▸ Given material:
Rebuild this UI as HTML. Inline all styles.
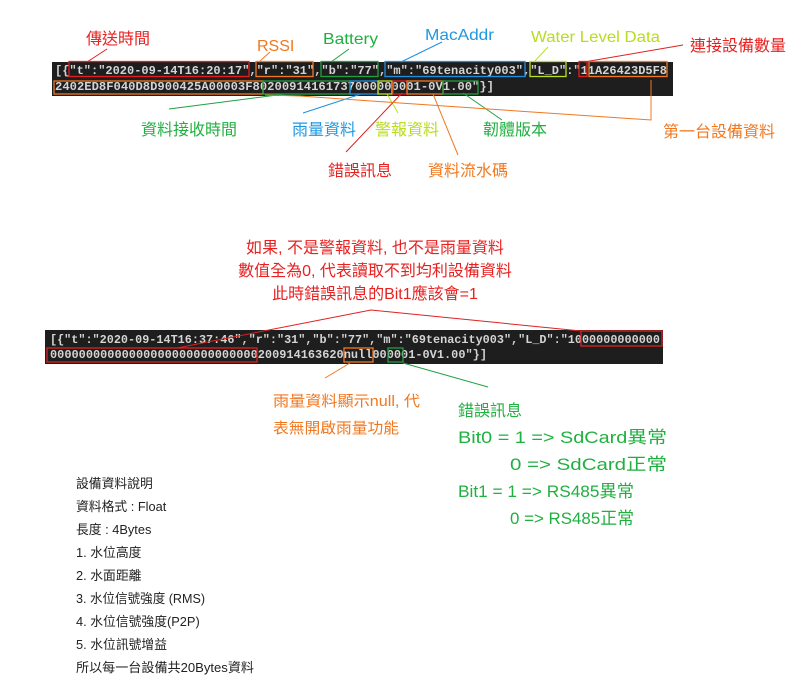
<!DOCTYPE html>
<html><head><meta charset="utf-8"><style>
html,body{margin:0;padding:0;background:#fff;width:810px;height:689px;overflow:hidden}
svg{display:block}
.m{font-family:"Liberation Mono","DejaVu Sans Mono",monospace;font-weight:bold;font-size:12px;fill:#d4d4d4}
.l{font-family:"Liberation Sans","Noto Sans CJK TC",sans-serif;font-size:16px}
.s{font-family:"Liberation Sans","Noto Sans CJK TC",sans-serif;font-size:12.8px;fill:#222}
</style></head><body>
<svg width="810" height="689" viewBox="0 0 810 689" xmlns="http://www.w3.org/2000/svg">
<!-- block 1 -->
<rect x="52" y="62" width="621" height="34" fill="#1e1e1e"/>
<text class="m" x="55" y="74" textLength="612" lengthAdjust="spacingAndGlyphs">[{"t":"2020-09-14T16:20:17","r":"31","b":"77","m":"69tenacity003","L_D":"11A26423D5F8</text>
<text class="m" x="55" y="90" textLength="439" lengthAdjust="spacingAndGlyphs">2402ED8F040D8D900425A00003F80200914161737000000001-0V1.00"}]</text>
<g fill="none" stroke-width="1.3">
<rect x="69" y="61.5" width="180" height="15" stroke="#e02020"/>
<rect x="256" y="61.5" width="57" height="15" stroke="#f07820"/>
<rect x="321" y="61.5" width="57" height="15" stroke="#20a040"/>
<rect x="385" y="61.5" width="140" height="15" stroke="#1e90e0"/>
<rect x="530" y="61.5" width="36" height="15" stroke="#b8e020"/>
<rect x="579" y="61.5" width="8" height="15" stroke="#e02020"/>
<rect x="589" y="61.5" width="78" height="15" stroke="#f07820"/>
<rect x="54" y="81" width="209" height="13" stroke="#f07820"/>
<rect x="263" y="81" width="87" height="13" stroke="#20a040"/>
<rect x="350" y="81" width="28" height="13" stroke="#1e90e0"/>
<rect x="378" y="81" width="14" height="13" stroke="#b8e020"/>
<rect x="393" y="81" width="14" height="13" stroke="#e02020"/>
<rect x="407" y="81" width="36" height="13" stroke="#f07820"/>
<rect x="443" y="81" width="35" height="13" stroke="#20a040"/>
</g>
<g fill="none" stroke-width="1">
<line x1="107" y1="49" x2="87" y2="62" stroke="#e02020"/>
<line x1="270" y1="52" x2="259" y2="62" stroke="#f07820"/>
<line x1="349" y1="49" x2="331" y2="62" stroke="#20a040"/>
<line x1="442" y1="42" x2="401" y2="62" stroke="#1e90e0"/>
<line x1="548" y1="47" x2="534" y2="62" stroke="#b8e020"/>
<line x1="683" y1="45" x2="584" y2="62" stroke="#e02020"/>
<line x1="169" y1="109" x2="285" y2="94" stroke="#20a040"/>
<line x1="303" y1="113" x2="361" y2="94" stroke="#1e90e0"/>
<line x1="398" y1="113" x2="387" y2="94" stroke="#b8e020"/>
<line x1="346" y1="152" x2="402" y2="93" stroke="#e02020"/>
<line x1="458" y1="155" x2="433" y2="94" stroke="#f07820"/>
<line x1="502" y1="120" x2="463" y2="93" stroke="#20a040"/>
<polyline points="265,95 300,96 400,103 651,120 651,80" stroke="#f07820"/>
</g>
<text class="l" x="86" y="44" fill="#e82020">傳送時間</text>
<text class="l" x="257" y="51" fill="#f07820">RSSI</text>
<text class="l" x="323" y="44" fill="#20b040" textLength="55" lengthAdjust="spacingAndGlyphs">Battery</text>
<text class="l" x="425" y="40" fill="#1e98e0" textLength="69" lengthAdjust="spacingAndGlyphs">MacAddr</text>
<text class="l" x="531" y="42" fill="#b8dc20" textLength="129" lengthAdjust="spacingAndGlyphs">Water Level Data</text>
<text class="l" x="690" y="51" fill="#e82020">連接設備數量</text>
<text class="l" x="141" y="135" fill="#20b040">資料接收時間</text>
<text class="l" x="292" y="135" fill="#1e98e0">雨量資料</text>
<text class="l" x="375" y="135" fill="#b8dc20">警報資料</text>
<text class="l" x="483" y="135" fill="#20b040">韌體版本</text>
<text class="l" x="663" y="137" fill="#f07820">第一台設備資料</text>
<text class="l" x="328" y="176" fill="#e82020">錯誤訊息</text>
<text class="l" x="428" y="176" fill="#f07820">資料流水碼</text>

<!-- middle red text -->
<text class="l" x="375" y="253" fill="#e82020" text-anchor="middle">如果, 不是警報資料, 也不是雨量資料</text>
<text class="l" x="375" y="276" fill="#e82020" text-anchor="middle">數值全為0, 代表讀取不到均利設備資料</text>
<text class="l" x="375" y="299" fill="#e82020" text-anchor="middle">此時錯誤訊息的Bit1應該會=1</text>

<!-- block 2 -->
<rect x="45" y="330" width="618" height="34" fill="#1e1e1e"/>
<text class="m" x="50" y="343" textLength="610" lengthAdjust="spacingAndGlyphs">[{"t":"2020-09-14T16:37:46","r":"31","b":"77","m":"69tenacity003","L_D":"1000000000000</text>
<text class="m" x="50" y="358" textLength="437" lengthAdjust="spacingAndGlyphs">00000000000000000000000000000200914163620null000001-0V1.00"}]</text>
<g fill="none" stroke-width="1.3">
<rect x="581" y="331" width="81" height="15" stroke="#e02020"/>
<rect x="47" y="348" width="210" height="14" stroke="#e02020"/>
<rect x="344" y="348" width="29" height="14" stroke="#f07820"/>
<rect x="388" y="348" width="15" height="14" stroke="#20a040"/>
</g>
<g fill="none" stroke-width="1">
<polyline points="177,348 371,310 581,331" stroke="#e02020"/>
<line x1="350" y1="363" x2="325" y2="378" stroke="#f07820"/>
<line x1="403" y1="363" x2="488" y2="387" stroke="#20a040"/>
</g>
<text class="l" x="273" y="406" fill="#f07820" style="font-size:15px" textLength="147" lengthAdjust="spacingAndGlyphs">雨量資料顯示null, 代</text>
<text class="l" x="273" y="433" fill="#f07820" style="font-size:15px" textLength="126" lengthAdjust="spacingAndGlyphs">表無開啟雨量功能</text>
<text class="l" x="458" y="416" fill="#20b040">錯誤訊息</text>
<text class="l" x="458" y="443" fill="#20b040" style="font-size:17px" textLength="209" lengthAdjust="spacingAndGlyphs">Bit0 = 1 =&gt; SdCard異常</text>
<text class="l" x="510" y="470" fill="#20b040" style="font-size:17px" textLength="157" lengthAdjust="spacingAndGlyphs">0 =&gt; SdCard正常</text>
<text class="l" x="458" y="497" fill="#20b040" style="font-size:17px" textLength="176" lengthAdjust="spacingAndGlyphs">Bit1 = 1 =&gt; RS485異常</text>
<text class="l" x="510" y="524" fill="#20b040" style="font-size:17px" textLength="124" lengthAdjust="spacingAndGlyphs">0 =&gt; RS485正常</text>

<!-- bottom notes -->
<text class="s" x="76" y="488">設備資料說明</text>
<text class="s" x="76" y="511">資料格式 : Float</text>
<text class="s" x="76" y="534">長度 : 4Bytes</text>
<text class="s" x="76" y="557">1. 水位高度</text>
<text class="s" x="76" y="580">2. 水面距離</text>
<text class="s" x="76" y="603" textLength="129" lengthAdjust="spacingAndGlyphs">3. 水位信號強度 (RMS)</text>
<text class="s" x="76" y="626">4. 水位信號強度(P2P)</text>
<text class="s" x="76" y="649">5. 水位訊號增益</text>
<text class="s" x="76" y="672" textLength="178" lengthAdjust="spacingAndGlyphs">所以每一台設備共20Bytes資料</text>
</svg>
</body></html>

▸ Task objective: Your task is to reproduce all of the material exactly. The pictures stay out.

▸ Solution to this exercise:
Rebuild this UI as HTML. Inline all styles.
<!DOCTYPE html>
<html><head><meta charset="utf-8"><style>
html,body{margin:0;padding:0;background:#fff;width:810px;height:689px;overflow:hidden}
svg{display:block}
.m{font-family:"Liberation Mono","DejaVu Sans Mono",monospace;font-weight:bold;font-size:12px;fill:#d4d4d4}
.l{font-family:"Liberation Sans","Noto Sans CJK TC",sans-serif;font-size:16px}
.s{font-family:"Liberation Sans","Noto Sans CJK TC",sans-serif;font-size:12.8px;fill:#222}
</style></head><body>
<svg width="810" height="689" viewBox="0 0 810 689" xmlns="http://www.w3.org/2000/svg">
<!-- block 1 -->
<rect x="52" y="62" width="621" height="34" fill="#1e1e1e"/>
<text class="m" x="55" y="74" textLength="612" lengthAdjust="spacingAndGlyphs">[{"t":"2020-09-14T16:20:17","r":"31","b":"77","m":"69tenacity003","L_D":"11A26423D5F8</text>
<text class="m" x="55" y="90" textLength="439" lengthAdjust="spacingAndGlyphs">2402ED8F040D8D900425A00003F80200914161737000000001-0V1.00"}]</text>
<g fill="none" stroke-width="1.3">
<rect x="69" y="61.5" width="180" height="15" stroke="#e02020"/>
<rect x="256" y="61.5" width="57" height="15" stroke="#f07820"/>
<rect x="321" y="61.5" width="57" height="15" stroke="#20a040"/>
<rect x="385" y="61.5" width="140" height="15" stroke="#1e90e0"/>
<rect x="530" y="61.5" width="36" height="15" stroke="#b8e020"/>
<rect x="579" y="61.5" width="8" height="15" stroke="#e02020"/>
<rect x="589" y="61.5" width="78" height="15" stroke="#f07820"/>
<rect x="54" y="81" width="209" height="13" stroke="#f07820"/>
<rect x="263" y="81" width="87" height="13" stroke="#20a040"/>
<rect x="350" y="81" width="28" height="13" stroke="#1e90e0"/>
<rect x="378" y="81" width="14" height="13" stroke="#b8e020"/>
<rect x="393" y="81" width="14" height="13" stroke="#e02020"/>
<rect x="407" y="81" width="36" height="13" stroke="#f07820"/>
<rect x="443" y="81" width="35" height="13" stroke="#20a040"/>
</g>
<g fill="none" stroke-width="1">
<line x1="107" y1="49" x2="87" y2="62" stroke="#e02020"/>
<line x1="270" y1="52" x2="259" y2="62" stroke="#f07820"/>
<line x1="349" y1="49" x2="331" y2="62" stroke="#20a040"/>
<line x1="442" y1="42" x2="401" y2="62" stroke="#1e90e0"/>
<line x1="548" y1="47" x2="534" y2="62" stroke="#b8e020"/>
<line x1="683" y1="45" x2="584" y2="62" stroke="#e02020"/>
<line x1="169" y1="109" x2="285" y2="94" stroke="#20a040"/>
<line x1="303" y1="113" x2="361" y2="94" stroke="#1e90e0"/>
<line x1="398" y1="113" x2="387" y2="94" stroke="#b8e020"/>
<line x1="346" y1="152" x2="402" y2="93" stroke="#e02020"/>
<line x1="458" y1="155" x2="433" y2="94" stroke="#f07820"/>
<line x1="502" y1="120" x2="463" y2="93" stroke="#20a040"/>
<polyline points="265,95 300,96 400,103 651,120 651,80" stroke="#f07820"/>
</g>
<text class="l" x="86" y="44" fill="#e82020">傳送時間</text>
<text class="l" x="257" y="51" fill="#f07820">RSSI</text>
<text class="l" x="323" y="44" fill="#20b040" textLength="55" lengthAdjust="spacingAndGlyphs">Battery</text>
<text class="l" x="425" y="40" fill="#1e98e0" textLength="69" lengthAdjust="spacingAndGlyphs">MacAddr</text>
<text class="l" x="531" y="42" fill="#b8dc20" textLength="129" lengthAdjust="spacingAndGlyphs">Water Level Data</text>
<text class="l" x="690" y="51" fill="#e82020">連接設備數量</text>
<text class="l" x="141" y="135" fill="#20b040">資料接收時間</text>
<text class="l" x="292" y="135" fill="#1e98e0">雨量資料</text>
<text class="l" x="375" y="135" fill="#b8dc20">警報資料</text>
<text class="l" x="483" y="135" fill="#20b040">韌體版本</text>
<text class="l" x="663" y="137" fill="#f07820">第一台設備資料</text>
<text class="l" x="328" y="176" fill="#e82020">錯誤訊息</text>
<text class="l" x="428" y="176" fill="#f07820">資料流水碼</text>

<!-- middle red text -->
<text class="l" x="375" y="253" fill="#e82020" text-anchor="middle">如果, 不是警報資料, 也不是雨量資料</text>
<text class="l" x="375" y="276" fill="#e82020" text-anchor="middle">數值全為0, 代表讀取不到均利設備資料</text>
<text class="l" x="375" y="299" fill="#e82020" text-anchor="middle">此時錯誤訊息的Bit1應該會=1</text>

<!-- block 2 -->
<rect x="45" y="330" width="618" height="34" fill="#1e1e1e"/>
<text class="m" x="50" y="343" textLength="610" lengthAdjust="spacingAndGlyphs">[{"t":"2020-09-14T16:37:46","r":"31","b":"77","m":"69tenacity003","L_D":"1000000000000</text>
<text class="m" x="50" y="358" textLength="437" lengthAdjust="spacingAndGlyphs">00000000000000000000000000000200914163620null000001-0V1.00"}]</text>
<g fill="none" stroke-width="1.3">
<rect x="581" y="331" width="81" height="15" stroke="#e02020"/>
<rect x="47" y="348" width="210" height="14" stroke="#e02020"/>
<rect x="344" y="348" width="29" height="14" stroke="#f07820"/>
<rect x="388" y="348" width="15" height="14" stroke="#20a040"/>
</g>
<g fill="none" stroke-width="1">
<polyline points="177,348 371,310 581,331" stroke="#e02020"/>
<line x1="350" y1="363" x2="325" y2="378" stroke="#f07820"/>
<line x1="403" y1="363" x2="488" y2="387" stroke="#20a040"/>
</g>
<text class="l" x="273" y="406" fill="#f07820" style="font-size:15px" textLength="147" lengthAdjust="spacingAndGlyphs">雨量資料顯示null, 代</text>
<text class="l" x="273" y="433" fill="#f07820" style="font-size:15px" textLength="126" lengthAdjust="spacingAndGlyphs">表無開啟雨量功能</text>
<text class="l" x="458" y="416" fill="#20b040">錯誤訊息</text>
<text class="l" x="458" y="443" fill="#20b040" style="font-size:17px" textLength="209" lengthAdjust="spacingAndGlyphs">Bit0 = 1 =&gt; SdCard異常</text>
<text class="l" x="510" y="470" fill="#20b040" style="font-size:17px" textLength="157" lengthAdjust="spacingAndGlyphs">0 =&gt; SdCard正常</text>
<text class="l" x="458" y="497" fill="#20b040" style="font-size:17px" textLength="176" lengthAdjust="spacingAndGlyphs">Bit1 = 1 =&gt; RS485異常</text>
<text class="l" x="510" y="524" fill="#20b040" style="font-size:17px" textLength="124" lengthAdjust="spacingAndGlyphs">0 =&gt; RS485正常</text>

<!-- bottom notes -->
<text class="s" x="76" y="488">設備資料說明</text>
<text class="s" x="76" y="511">資料格式 : Float</text>
<text class="s" x="76" y="534">長度 : 4Bytes</text>
<text class="s" x="76" y="557">1. 水位高度</text>
<text class="s" x="76" y="580">2. 水面距離</text>
<text class="s" x="76" y="603" textLength="129" lengthAdjust="spacingAndGlyphs">3. 水位信號強度 (RMS)</text>
<text class="s" x="76" y="626">4. 水位信號強度(P2P)</text>
<text class="s" x="76" y="649">5. 水位訊號增益</text>
<text class="s" x="76" y="672" textLength="178" lengthAdjust="spacingAndGlyphs">所以每一台設備共20Bytes資料</text>
</svg>
</body></html>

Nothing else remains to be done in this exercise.